Another character issue I have is that you come to almost hate Laurie in H2 and that’s a shame. You can see why she is freaking out, and heck, who wouldn’t? But to take the whole film and show her as a mental case with anger issues undermines the image of the sweet and innocent girl that he went to great pains to create in the first film. I suppose he was showing how violence corrupts absolutely, and to that he does a fine job but, well, this is a movie, and we need to connect with the protagonist and that isn’t easy, even at the end. It isn’t until she loses a friend to Michael that her walls fall and we see the girl we were rooting for all along. What really bothers me though is her character arc, which I won’t reveal as it effects the outcome of the film, but will say that it feels like a betrayal. Her arc just drives me mad.

Ah, but the good – this is well shot, well acted, and stays true to creating a new image of Michael. The emotion in this film is fantastic, and the actors really give Zombie their all. I mean, for a film that he didn’t wanna do, he doesn’t mail it in. But the entire thing feels as if it isn’t sure what it wants to be. Even at two hours it almost feels rushed. It stinks that fifteen minutes of the film are wasted on what amounts to a scary dream when that time should have been used on the film. Essentially Michael is coming to find Laurie and the chase is more of a walkabout that takes the movie’s length to complete.

But, see, I like the movie. H2 has energy, emotion, and a Michael that is once again an animal, only instead of a shark he is a gorilla that will not just kill but destroy anything that is in his way. The director’s cut changes a chunk of the ending, and adds some really good character moments that the first film could have really used.

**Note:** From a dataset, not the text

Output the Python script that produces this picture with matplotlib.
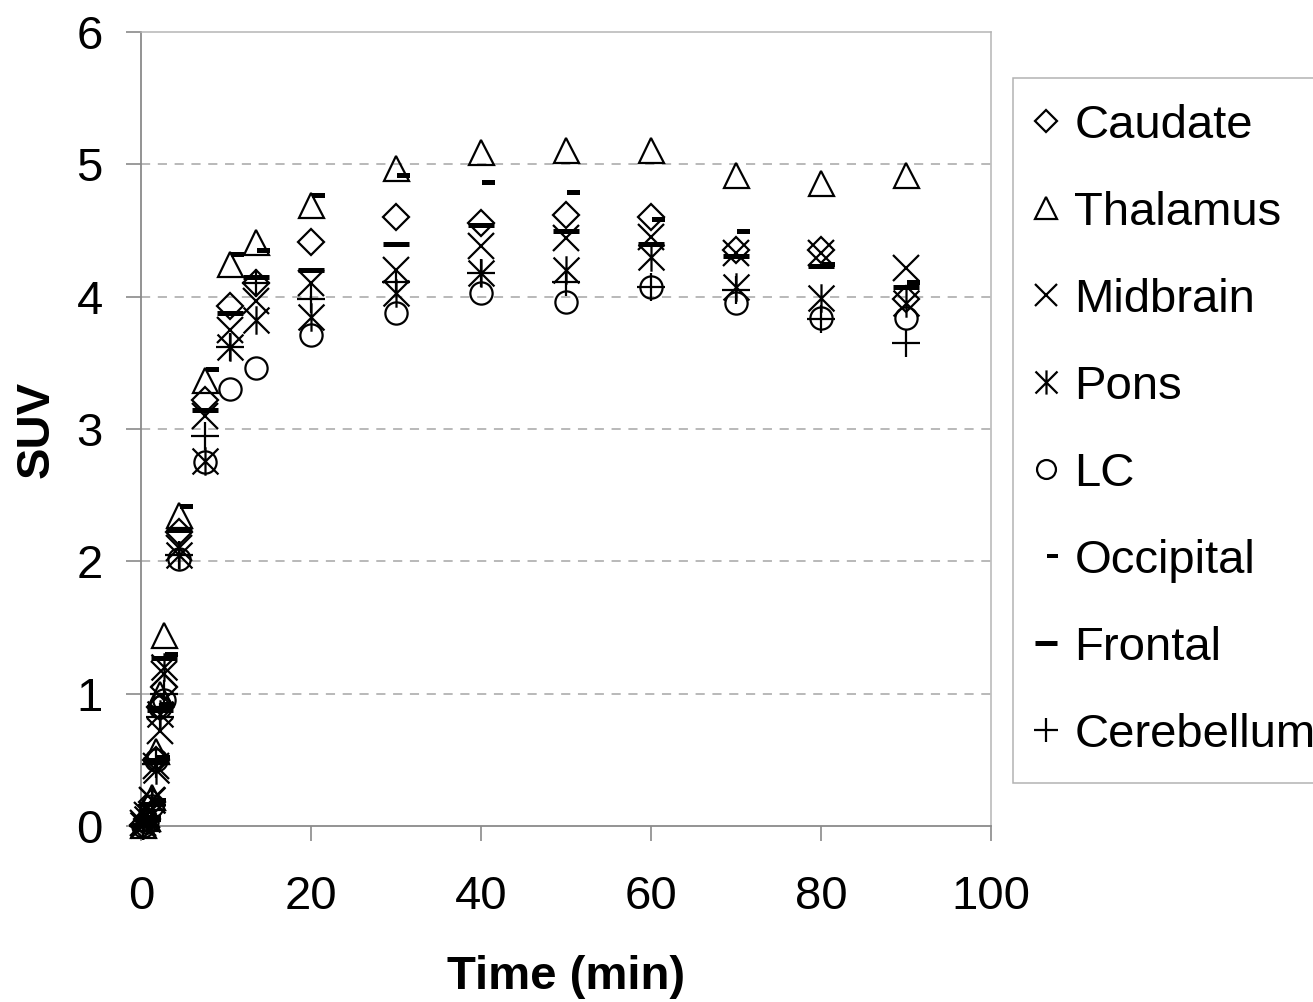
import matplotlib
matplotlib.use("Agg")
import matplotlib.pyplot as plt
import numpy as np
from matplotlib.path import Path

plt.rcParams['font.family'] = ['Liberation Sans', 'DejaVu Sans']

# frame mid times (min)
time = [0.25, 0.75, 1.25, 1.75, 2.25, 2.75, 4.5, 7.5, 10.5, 13.5, 20, 30, 40, 50, 60, 70, 80, 90]

caudate = [0.01, 0.05, 0.18, 0.50, 0.90, 1.05, 2.22, 3.22, 3.93, 4.10, 4.41, 4.60, 4.56, 4.62, 4.60, 4.35, 4.35, 3.98]
thalamus = [0.01, 0.06, 0.22, 0.57, 1.00, 1.44, 2.35, 3.37, 4.25, 4.41, 4.69, 4.97, 5.09, 5.11, 5.11, 4.92, 4.86, 4.92]
midbrain = [0.02, 0.08, 0.20, 0.45, 0.72, 1.15, 2.10, 3.10, 3.75, 3.97, 4.10, 4.20, 4.38, 4.44, 4.45, 4.33, 4.33, 4.22]
pons = [0.01, 0.05, 0.20, 0.42, 0.85, 1.20, 2.05, 2.76, 3.62, 3.82, 3.85, 4.03, 4.18, 4.20, 4.30, 4.07, 3.99, 3.95]
lc = [0.00, 0.03, 0.15, 0.50, 0.90, 0.95, 2.02, 2.75, 3.30, 3.46, 3.71, 3.88, 4.03, 3.96, 4.07, 3.95, 3.84, 3.84]
occipital = [0.02, 0.07, 0.20, 0.52, 0.92, 1.30, 2.42, 3.45, 4.32, 4.35, 4.77, 4.92, 4.87, 4.79, 4.59, 4.50, 4.25, 4.11]
frontal = [0.01, 0.05, 0.17, 0.50, 0.88, 1.27, 2.24, 3.14, 3.88, 4.15, 4.20, 4.40, 4.54, 4.50, 4.40, 4.31, 4.23, 4.07]
cerebellum = [0.00, 0.04, 0.16, 0.47, 0.82, 1.00, 2.05, 2.95, 3.62, 4.10, 3.98, 4.11, 4.18, 4.11, 4.07, 4.05, 3.83, 3.65]

# custom markers: asterisk (x with vertical bar) and short dash sitting right of centre
asterisk = Path([(-1, -1), (1, 1), (-1, 1), (1, -1), (0, -1.1), (0, 1.1)],
                [Path.MOVETO, Path.LINETO, Path.MOVETO, Path.LINETO, Path.MOVETO, Path.LINETO])
short_dash = Path([(0.1, -0.18), (1, -0.18), (1, 0.18), (0.1, 0.18), (0.1, -0.18)],
                  [Path.MOVETO, Path.LINETO, Path.LINETO, Path.LINETO, Path.CLOSEPOLY])

series = [
    ("Caudate", caudate, dict(marker='D', ms=13.2, mfc='none', mew=1.6)),
    ("Thalamus", thalamus, dict(marker='^', ms=18, mfc='none', mew=1.6)),
    ("Midbrain", midbrain, dict(marker='x', ms=19, mew=1.6)),
    ("Pons", pons, dict(marker=asterisk, ms=20.5, mew=1.6)),
    ("LC", lc, dict(marker='o', ms=16, mfc='none', mew=1.6)),
    ("Occipital", occipital, dict(marker=short_dash, ms=20, mfc='black', mew=0)),
    ("Frontal", frontal, dict(marker='_', ms=19, mew=3.6)),
    ("Cerebellum", cerebellum, dict(marker='+', ms=20, mew=1.6)),
]

fig = plt.figure(figsize=(13.13, 10.02), dpi=100)
ax = fig.add_axes([141 / 1313, 1 - 826 / 1002, 850 / 1313, 794 / 1002])

for name, vals, style in series:
    ax.plot(time, vals, linestyle='none', color='black', mec='black',
            label=name, clip_on=False, zorder=3, **style)

ax.set_xlim(0, 100)
ax.set_ylim(0, 6)
ax.set_xticks(np.arange(0, 101, 20))
ax.set_yticks(np.arange(0, 7, 1))
ax.tick_params(axis='both', direction='out', length=10.5, width=1.2,
               color='#8a8a8a', labelsize=34)
ax.tick_params(axis='x', pad=25)
ax.tick_params(axis='y', pad=17)

for y in range(1, 6):
    ax.axhline(y, color='#a6a6a6', linestyle=(0, (6, 5)), linewidth=1.1, zorder=1)

for side in ['left', 'bottom']:
    ax.spines[side].set_color('#8a8a8a')
    ax.spines[side].set_linewidth(1.3)
for side in ['top', 'right']:
    ax.spines[side].set_color('#b5b5b5')
    ax.spines[side].set_linewidth(1.1)

ax.set_xlabel("Time (min)", fontsize=34, fontweight='bold', labelpad=26)
ax.set_ylabel("SUV", fontsize=34, fontweight='bold', labelpad=13)

leg = fig.legend(loc='upper left', bbox_to_anchor=(1013 / 1313, 1 - 78 / 1002),
                 fontsize=34, frameon=True, fancybox=False, numpoints=1,
                 markerscale=0.85, handlelength=0.3, handletextpad=0.45,
                 labelspacing=0.91, borderpad=0.55, borderaxespad=0)
leg.get_frame().set_edgecolor('#a0a0a0')
leg.get_frame().set_linewidth(1.1)

fig.savefig("out.png", dpi=100)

The added footage definitely makes this a stronger film.

As for the rest – I can see why Zombie needed the plot tool of ghost Mrs. M because she drives Michael’s narrative forward, but I miss when Michael just acted. I miss him being a dark, unstoppable force of nature and not a madman or a delusional man-child. I guess it’s like a friend said – we have seen the mama’s boy thing before with Jason Voorhees. It was refreshing that the only thing driving Michael was evil.

There is much that is wrong with H2, and at times you really do feel like this was something Zombie HAD to do more than something he wanted to do, but this is not a bad film. It is flawed, but not bad. Trust me, there are a lot of genuinely bad movies out there, and I have seen more than my fair share. This wraps up this two film arc and it works. We may not be happy about where the film goes and how it gets there but it is a brutal, dark, character driven horror film that is unlike what we usually get. These are not teens having random sex and doing drugs, these are people haunted by violence they cannot escape from. And in the end, Michael becomes the ultimate symbol for domestic abuse, intended or not. I will always prefer the original and the first two sequels to anything else to come down the Halloween pipe but when you look at the latter half of that series, well, trust me, it’s time to get off the hate horse and accept this as a valiant effort that just tries to do too much and doesn’t quite deliver on the promise in the end. But, really, Busta Rhymes and webcasts? That version of Michael Myers is better than this? Really? If you think that then friend, you have far more demons than Michael to exorcise and I wish you luck.